An emphasis will have to placed upon encouraging people to come to church; the Oxford Movement began with a concern for the ‘condition of England’ and we must not let this concern disappear. Anglo-Catholics have had a long tradition of working with those in society who are most in need. This work must continue. Anglo-Catholics must be willing to minister where many others fear to go.

This may mean working in the inner cities but it will also mean working in rural areas of Britain. These areas are so often forgotten by the church as a whole. Many people in rural communities feel that they have been abandoned by the church as parishes close.

We must also try to bring together through house groups or meetings those of our integrity who have been un-churched by the advent of the ordination of women. Indeed one of the great tasks facing us is encouraging those who for so long have been without priest or sacrament to return home to the Catholic Church. If ordained I foresee a great deal of my time being spent pounding the pavements of our towns and villages, just as our Anglo-Catholic forefathers did before us.

Remembering the words of Bishop Weston to the Anglo-Catholic conference we cannot be an insular church happy to worship Jesus in the tabernacle if we are unwilling to get out into the world and help Jesus in those most in need of the Church.

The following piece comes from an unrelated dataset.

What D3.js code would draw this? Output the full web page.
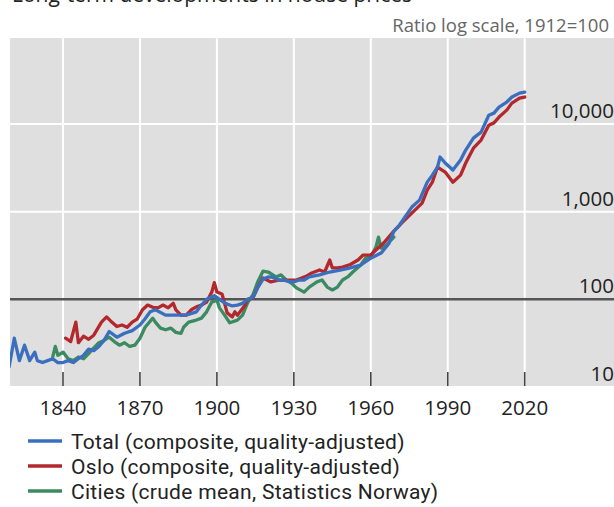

The Bishop of Fulham addressing last years National Assembly suggested that any province would have to be ‘light weight.’ It must be a flexible body in which we are all willing to play a part. Where priests are needed they must go, where churches need to be planted they must be planted, and where people are calling out for the Catholic faith as the Church of England has received it, we must be there to ensure they are free to worship and praise God in union with Catholic Christians all over the world.

Whether or not I am selected to be a priest I hope to be able to serve God’s people in the new province, to spread the good news. This will not be an easy task but with a lot of prayer and determination this vision can be achieved. We have come this far, now it is time to prove that we are united in our vision, and that together we can go forward in faith.